Amputee athlete runs 104 marathons in 104 days
Jacky Hunt-Broersma, an amputee athlete, recently completed 104 marathons in as many days, which will likely be a Guinness World Record once the company confirms it.
Why it matters: This was more than a record attempt. Hunt-Broersma's feat raised $192,000 for Amputee Blade Runners, a charity that provides running blades for amputees, which aren't covered by many insurance companies. $104,000 came from RXBAR.
- Hunt-Broersma's original goal was 102 marathons in 102 days, but she added two more at the end for good measure, finishing on Saturday, April 30. "I've got to end April on a marathon, right?" she told me.
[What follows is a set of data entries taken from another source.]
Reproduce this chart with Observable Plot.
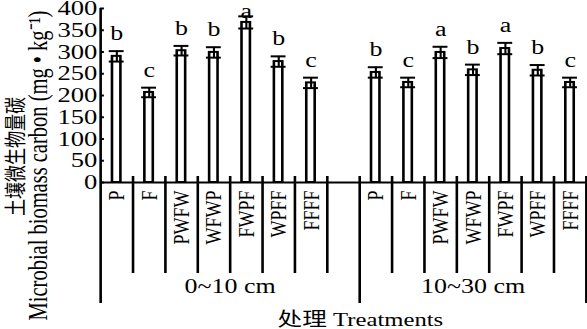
<!DOCTYPE html>
<html><head><meta charset="utf-8">
<script src="https://cdn.jsdelivr.net/npm/d3@7"></script>
<script src="https://cdn.jsdelivr.net/npm/@observablehq/plot@0.6"></script>
<style>
html,body{margin:0;padding:0;background:#fff;}
#chart{width:587px;height:329px;overflow:hidden;}
#chart svg{transform:scaleX(1.2987);transform-origin:0 0;display:block;max-width:none;}
#chart svg text{font-family:'Liberation Serif','Times New Roman','Noto Sans CJK SC',serif;}
</style></head><body><div id="chart"></div>
<script>
const depths = ["0~10 cm", "10~30 cm"];
const treatments = ["P", "F", "PWFW", "WFWP", "FWPF", "WPFF", "FFFF"];
const mean0to10 = [290, 207, 303, 299, 368, 278, 229];
const se0to10 = [12, 11, 11, 12, 14, 12, 12];
const letters0to10 = ["b", "c", "b", "b", "a", "b", "c"];
const mean10to30 = [253, 230, 299, 259, 308, 258, 230];
const se10to30 = [12, 11, 13, 12, 13, 12, 11];
const letters10to30 = ["b", "c", "a", "b", "a", "b", "c"];
const yTicks = [0, 50, 100, 150, 200, 250, 300, 350, 400];
const yTitleCn = "土壤微生物量碳";
const yTitleEn = "Microbial biomass carbon (mg • kg⁻¹)";
const xTitle = "处理 Treatments";

// group 1: 7 treatment cells + 1 empty cell; group 2: 7 treatment cells
const n = treatments.length;
const groupStart = [0, n + 1];
const groupEnd = [n + 1, 2 * n + 1];
const rows = [];
[[mean0to10, se0to10, letters0to10], [mean10to30, se10to30, letters10to30]].forEach(([m, s, l], g) => {
  treatments.forEach((t, i) => rows.push({depth: depths[g], treatment: t, slot: groupStart[g] + i, mean: m[i], se: s[i], letter: l[i]}));
});
const groupBounds = [groupStart[1], groupEnd[1]];
const dividers = rows.map(r => r.slot + 1).filter(v => !groupBounds.includes(v));

const W = 452, H = 329;
const serif = "'Liberation Serif','Times New Roman','Noto Sans CJK SC',serif";
const cjk = "'Noto Sans CJK SC','Liberation Serif',serif";
const barHalf = 0.13, capHalf = 0.23;

const chart = Plot.plot({
  width: W, height: H,
  marginTop: 8, marginBottom: 147, marginLeft: 77, marginRight: 1,
  x: {domain: [0, 2 * n + 1], axis: null},
  y: {domain: [0, 400], axis: null},
  style: {fontFamily: serif, background: "white", color: "black"},
  marks: [
    Plot.rectY(rows, {x1: d => d.slot + 0.5 - barHalf, x2: d => d.slot + 0.5 + barHalf, y: "mean", fill: "white", stroke: "black", strokeWidth: 2}),
    Plot.ruleX(rows, {x: d => d.slot + 0.5, y1: d => d.mean - d.se, y2: d => d.mean + d.se, stroke: "black", strokeWidth: 1.6}),
    Plot.ruleY(rows, {y: d => d.mean + d.se, x1: d => d.slot + 0.5 - capHalf, x2: d => d.slot + 0.5 + capHalf, stroke: "black", strokeWidth: 2}),
    Plot.ruleY(rows, {y: d => d.mean - d.se, x1: d => d.slot + 0.5 - capHalf, x2: d => d.slot + 0.5 + capHalf, stroke: "black", strokeWidth: 2}),
    Plot.text(rows, {x: d => d.slot + 0.5, y: d => Math.min(d.mean + d.se + 40, 394), text: "letter", fontSize: 20, fontFamily: serif, fill: "black"}),
    // axes
    Plot.ruleY([0], {stroke: "black", strokeWidth: 2}),
    Plot.ruleX([groupStart[0]], {stroke: "black", strokeWidth: 2, insetBottom: -121}),
    Plot.ruleX(groupBounds, {stroke: "black", strokeWidth: 2, insetTop: 168, insetBottom: -121}),
    Plot.ruleX(dividers, {stroke: "black", strokeWidth: 2, insetTop: 168, insetBottom: -91}),
    Plot.tickY(yTicks, {y: d => d, stroke: "black", strokeWidth: 2, insetRight: 371}),
    Plot.text(yTicks, {y: d => d, text: d => String(d), frameAnchor: "left", textAnchor: "end", dx: -2.5, fontSize: 20.5, fontFamily: serif, fill: "black"}),
    Plot.text(rows, {x: d => d.slot + 0.5, text: "treatment", frameAnchor: "bottom", rotate: -90, textAnchor: "end", lineAnchor: "middle", dy: 8, fontSize: 18, fontFamily: serif, fill: "black"}),
    Plot.text(depths, {x: (d, i) => (groupStart[i] + groupEnd[i]) / 2, text: d => d, frameAnchor: "bottom", dy: 110, fontSize: 20, fontFamily: serif, fill: "black"}),
    Plot.text([xTitle], {text: d => d, frameAnchor: "bottom", textAnchor: "middle", dx: 13, dy: 143, fontSize: 19, fontFamily: serif, fill: "black"}),
    Plot.text([yTitleCn], {text: d => d, frameAnchor: "left", textAnchor: "middle", lineAnchor: "middle", rotate: -90, dx: -65.5, dy: 61, fontSize: 17, fontFamily: cjk, fill: "black"}),
    Plot.text([yTitleEn], {text: d => d, frameAnchor: "left", textAnchor: "middle", lineAnchor: "middle", rotate: -90, dx: -48, dy: 70, fontSize: 20.5, fontFamily: serif, fill: "black"})
  ]
});
document.getElementById("chart").appendChild(chart);
</script></body></html>
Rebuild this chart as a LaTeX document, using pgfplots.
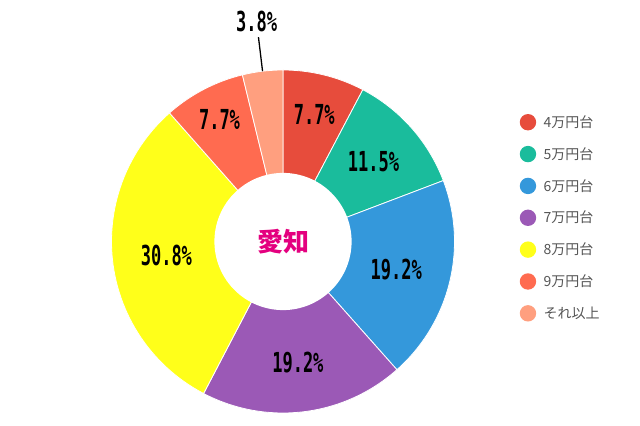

- She ran mostly on a loop course near her home in Gilbert, Arizona, and a handful of times on a treadmill. She also entered two official races: The Boston Marathon and The Lost Dutchman Marathon.
- All in all, the South Africa native — who lost her leg in 2001 to a rare cancer — covered 2,724.8 miles, roughly the equivalent of running from New York to Los Angeles.
Interview: Axios' Kendall Baker spoke with the real-life Forrest Gump. Some highlights from our conversation...
- Hardest part? "It was more mental than physical. Just getting up every morning knowing you have to do another marathon — the same movement, the same route — that part was really hard."
- Biggest surprise? "I was really worried that I would do damage to my stump, but it's held up amazingly well. I've had swelling and it's been sore, but I was able to keep going."
- Why Amputee Blade Runners? "Running changed my life. It made such a big difference mentally, and it really helps you accept yourself as an amputee. A lot of amputees suffer from depression, and I feel running changed that for me, so I wanted to pay that forward."
- Guinness World Record process: "You have to submit all your GPS files, a whole bunch of photos and witness statements. It's super official, and I'm glad they do it that way."